Acquirers are losing discipline
. . . and growing?
If the trends that produced the significant increase in fourth-quarter 2009 deal activity—up more than 40 percent from the average for the first three quarters—continue to operate, conditions appear right for the market’s further acceleration in 2010. For one thing, uncertainty in both the economy and the stock market has fallen dramatically over the past year, with volatility5 hovering between 20 and 25 percent at the end of 2009, down from its peak of around 80 percent in late 2008. Also, both the credit and the equity markets are again financing M&A deals; credit spreads are back to reasonable (though not pre-crisis) levels; and the IPO market, virtually closed in the first half of the year, is now trending toward a 40 percent increase over 2008. Finally, even if stock markets have recovered very strongly, market valuations are still favorable compared with historical levels. Indeed, the market value of the S&P 500 as of December 2009 remained below its intrinsic value,6 though it closed most of the gap seen in 2008 (Exhibit 4). If a wave of M&A does materialize, as many expect, large public companies should be particularly well positioned to benefit.
Strong fundamentals
In addition, during the past two years the balance sheets of large public companies have accumulated record levels of cash, which can now be put to work. Their share prices have significantly outperformed those of their smaller counterparts over the past three years, creating a strong M&A currency. Moreover, they have historically outperformed their smaller industry counterparts operationally (measured by EBITA7 margin) across many sectors, but especially in pharma, biotech, high tech, telecommunications, the media, and consumer and retailing. In several sectors, this performance gap is increasing, and large companies can create even more value by acquiring smaller, inefficient ones and improving their operations and margins.

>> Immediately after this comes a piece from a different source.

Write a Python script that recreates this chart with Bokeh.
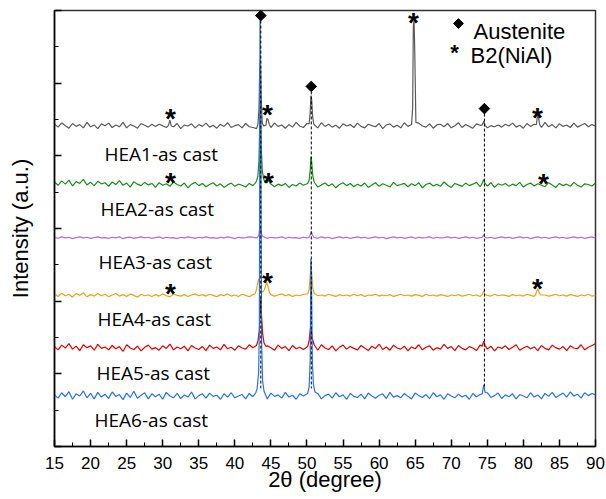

Private-equity players are also poised for a return to M&A, as hinted by the fourth-quarter volumes. They still have considerable access to capital—with “dry powder” estimated earlier this year at around $500 billion. True, they may be at a disadvantage, compared with their standing before the crisis, given their expected debt/EBITDA8 ratios of three to four, compared with boom-year levels of between five and seven. That said, all signs indicate that they will regain their presence in the global M&A market, accounting for as much as 10 percent or more of it over the short to medium term.